Small Mercies, the latest record by the singularly idiosyncratic artist Pixx, is out now. Hannah Rodgers’s second studio record is a series of poetic examinations of love across the experiential spectrum, set to a soundtrack that mixes electronic pop and grungy guitar rock with aplomb. Today, the South Londoner shares a self-produced video for album track ‘Funsize’.
Small Mercies follows the 24 year-old’s debut album, The Age Of Anxiety (2017) – an unsettling synth-pop record fuelled by Pixx’s own debilitating experience of angst – and 2015’s forlorn and folk-edged Fall In EP. Co-produced by Simon Byrt (who worked on both her EP and debut album) and Dan Carey, it sees Pixx assuming different personas to examine the damage done by religion, gender-based power hierarchies and stereotypes, the tipping point of Earth’s destruction and love.

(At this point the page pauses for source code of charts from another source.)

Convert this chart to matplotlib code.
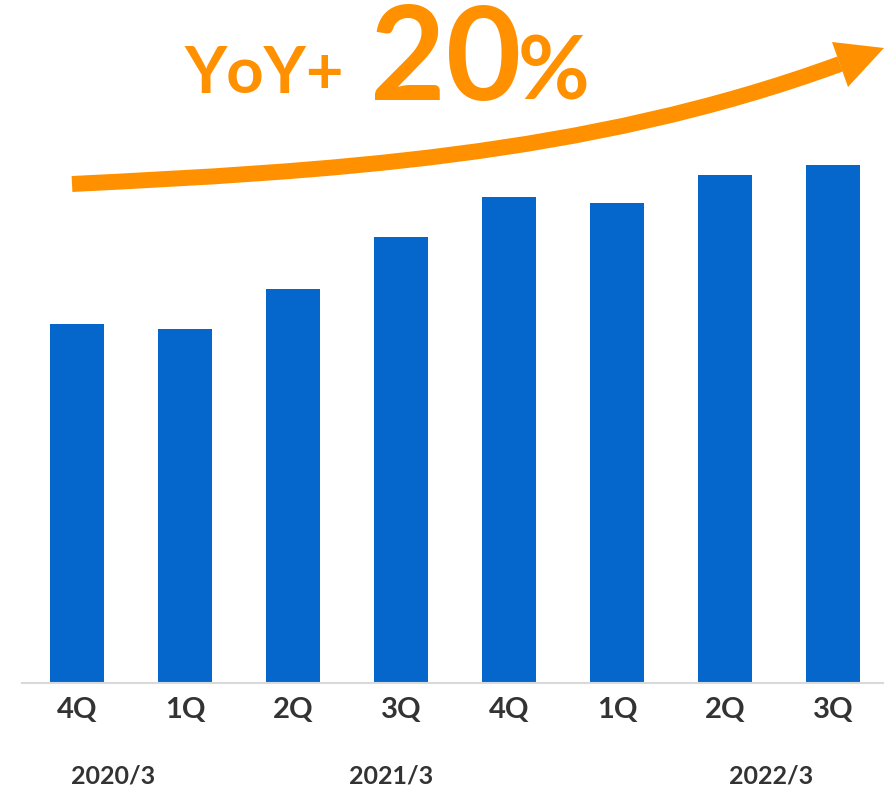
import matplotlib
matplotlib.use("Agg")
import matplotlib.pyplot as plt
from matplotlib.path import Path
from matplotlib.patches import PathPatch, Polygon
from matplotlib.transforms import Affine2D, blended_transform_factory

# ---- data ----
quarters = ["4Q", "1Q", "2Q", "3Q", "4Q", "1Q", "2Q", "3Q"]
values = [359, 354, 394, 446, 486, 480, 508, 518]
year_labels = ["2020/3", "2021/3", "2022/3"]
year_label_x = [0.33, 2.91, 6.43]
headline_prefix = "YoY+"
headline_number = "20"
headline_unit = "%"

BAR = "#0566CB"
ORANGE = "#FF9100"
TXT = "#333333"

W, H = 884, 789
fig = plt.figure(figsize=(W / 100, H / 100), dpi=100)
plt.rcParams["font.family"] = ["Lato", "DejaVu Sans"]

ax = fig.add_axes([22 / W, 106 / H, 862 / W, 683 / H])
x = list(range(len(values)))
ax.bar(x, values, width=0.5, color=BAR, zorder=2)
ax.set_xlim(-0.509, len(values) - 1 + 0.472)
ax.set_ylim(0, 683)
for s in ["top", "right", "left"]:
    ax.spines[s].set_visible(False)
ax.spines["bottom"].set_color("#D9D9D9")
ax.spines["bottom"].set_linewidth(1.5)
ax.set_yticks([])
ax.set_xticks(x)
ax.set_xticklabels(quarters, fontsize=21, fontweight="bold", color=TXT)
ax.tick_params(axis="x", length=0, pad=10)

# year labels
tb = blended_transform_factory(ax.transData, fig.transFigure)
for lbl, xp in zip(year_labels, year_label_x):
    ax.text(xp, 1 - 784 / H, lbl, transform=tb, ha="center", va="baseline",
            fontsize=18, fontweight="bold", color=TXT)

# pixel transform (y down) for decorations
px = Affine2D().scale(1 / W, -1 / H).translate(0, 1) + fig.transFigure

# curved arrow shaft (cubic bezier)
verts = [(72, 184), (322, 171.5), (585, 157.5), (840, 64)]
codes = [Path.MOVETO, Path.CURVE4, Path.CURVE4, Path.CURVE4]
shaft = PathPatch(Path(verts, codes), transform=px, facecolor="none",
                  edgecolor=ORANGE, linewidth=11.5, capstyle="butt")
fig.add_artist(shaft)
head = Polygon([(832, 42), (884, 48), (848, 87)], closed=True, transform=px,
               facecolor=ORANGE, edgecolor="none")
fig.add_artist(head)

# headline text
fig.text(184 / W, 1 - 93 / H, headline_prefix, fontsize=47, fontweight="bold",
         color=ORANGE, ha="left", va="baseline")
fig.text(370 / W, 1 - 100 / H, headline_number, fontsize=94, fontweight="bold",
         color=ORANGE, ha="left", va="baseline")
fig.text(518 / W, 1 - 100 / H, headline_unit, fontsize=63, fontweight="bold",
         color=ORANGE, ha="left", va="baseline")

fig.savefig("out.png", dpi=100)
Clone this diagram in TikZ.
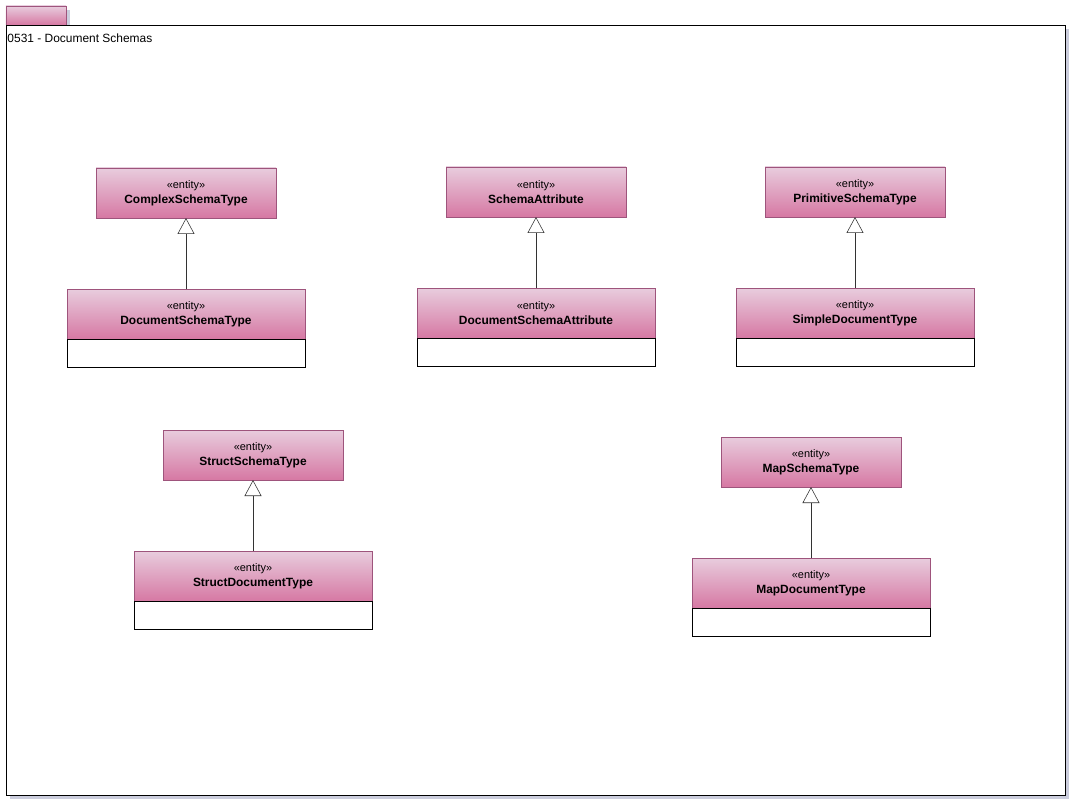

“I felt more of a drive to write about certain subjects with this album,” Rodgers says. “Man negotiating with God, God negotiating with man and man negotiating with the planet. I find it hard to have an understanding of relationships in general – I think everyone does – and the addictive tendency that we have to look for something that’s eternal is something that intrigues me. So, if you love God maybe what draws you to that is the idea of something that’s never going to end and that really intense love often takes place in human relationships, too.”